At least 70 people were killed by Israeli gunfire and military strikes in Gaza on Thursday, the enclave's civil defence spokesman Mahmoud Basal said.
Medics earlier reported that 12 people had been killed while trying to approach an aid site operated by the US-backed Gaza Humanitarian Foundation in the central Gaza Strip.
The system has been described by a top UN official as “lame, medieval and lethal” following hundreds of deaths in similar incidents over the past few weeks.
Dozens of Palestinians were killed in separate Israeli air strikes in the northern Gaza Strip, medics added. One of those strikes killed at least 12 people, including women and children, near a mosque in the Shati refugee camp in Gaza city, they added.
Another eight civilians were killed in Israeli shelling of Gaza city on Thursday, Wafa news agency said. Five of those were killed in an attack on a house in the Zeitoun neighbourhood, and three others when an apartment in the west of the city was hit.
Israeli forces also blew up homes east of Jabalia Al Balad in northern Gaza, the agency reported.
There was no immediate comment from the Israeli army on Thursday's incidents. In recent days it said it was reviewing reports of civilian casualties.

About 100 other people were injured when Israeli drones and military vehicles opened fire in the morning near an aid distribution point in central Gaza, the official Palestinian news agency Wafa reported.
At least 338 people have been killed in total while gathering to collect aid from the Gaza Humanitarian Foundation (GHF), according to a tally released by local health authorities on Monday.
The recently created US and Israel-backed agency, whose four distribution centres are guarded by private security contractors and surrounded by Israeli forces, began operations in late May to supersede the aid delivery system operated by the UN. Israel said the move prevents the militant group Hamas from taking aid intended for civilians.
The centres are regularly overrun by Gazans desperate for food after a nearly three-month total blockade of aid deliveries imposed by Israel in March. Crowds start gathering near the distribution sites before dawn, despite a warning from the Israeli military that these areas are considered combat zones between 6pm and 6am.

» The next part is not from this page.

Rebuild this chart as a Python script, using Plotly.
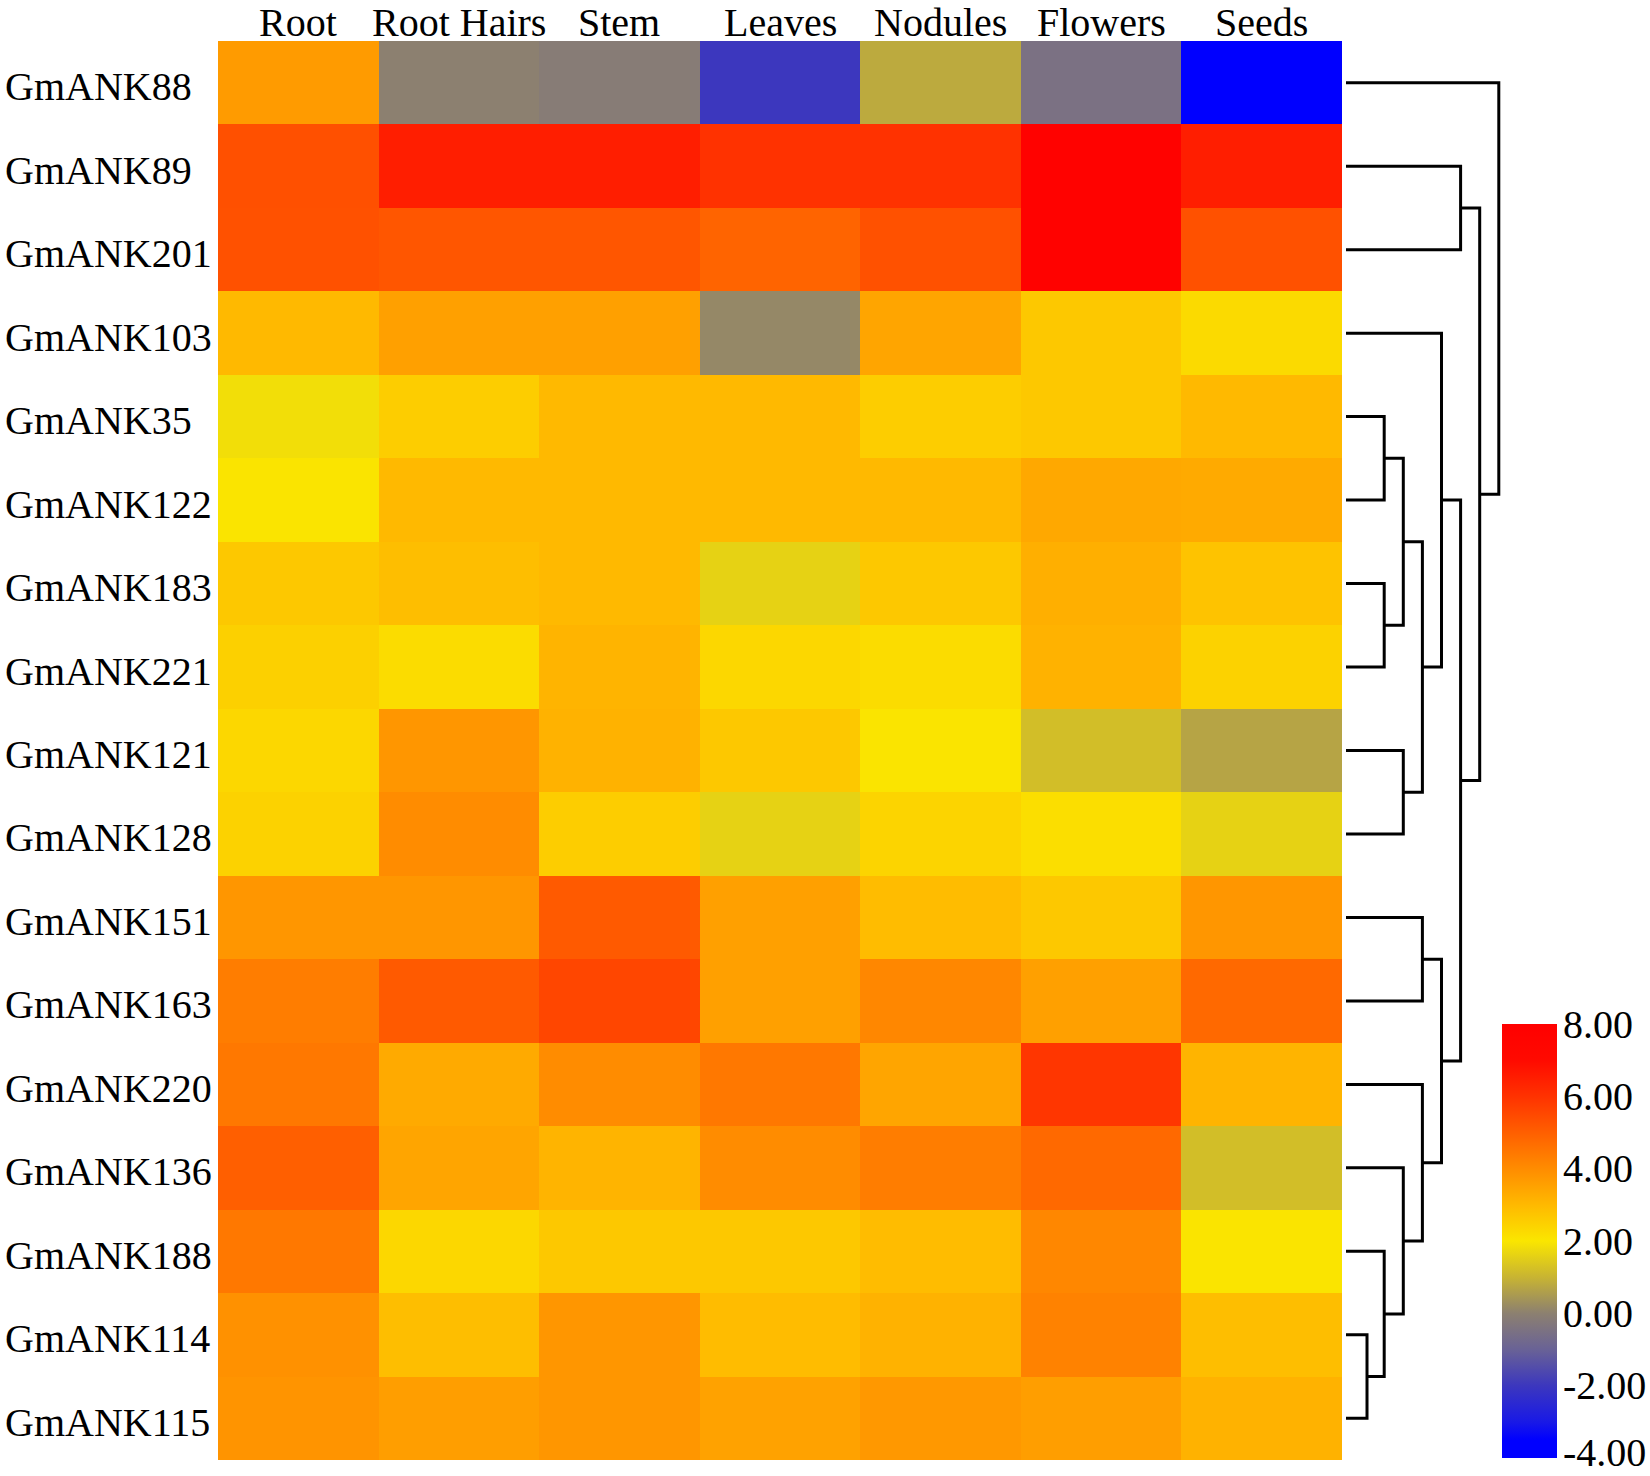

"Palestinian lives have been so devalued. It is now the routine to shoot and kill desperate and starving people while they try to collect little food from a company made of mercenaries," Philippe Lazzarini, head of the UN agency for Palestinian refugees, UNRWA, said in a post on X after at least 14 people were killed while waiting for aid on Wednesday.
He described GHF as "a lame, medieval and lethal system that is deliberately harming people under the camouflage of 'humanitarian aid'".
Dozens killed waiting for aid in Khan Younis

"Hundreds of people have been reported killed since the 'Gaza Humiliation Foundation' started operating just over three weeks ago," he said, describing the group's operations as "a lame, medieval and lethal system that is deliberately harming people under the camouflage of 'humanitarian aid'".
He called for those responsible for establishing the new system to be held accountable, saying: "Inviting starving people to their death is a war crime."
The Palestinian death toll from Israel's war in Gaza passed 55,700 the health ministry said on Thursday and the number injured rose to more than 130,100. The ministry's figures do not distinguish between combatants and civilians, although it says the majority of victims have been women and children.
The war began on October 7, 2023, with a Hamas attack on southern Israel in which about 1,200 people, mostly civilians, were killed and about 250 taken hostage.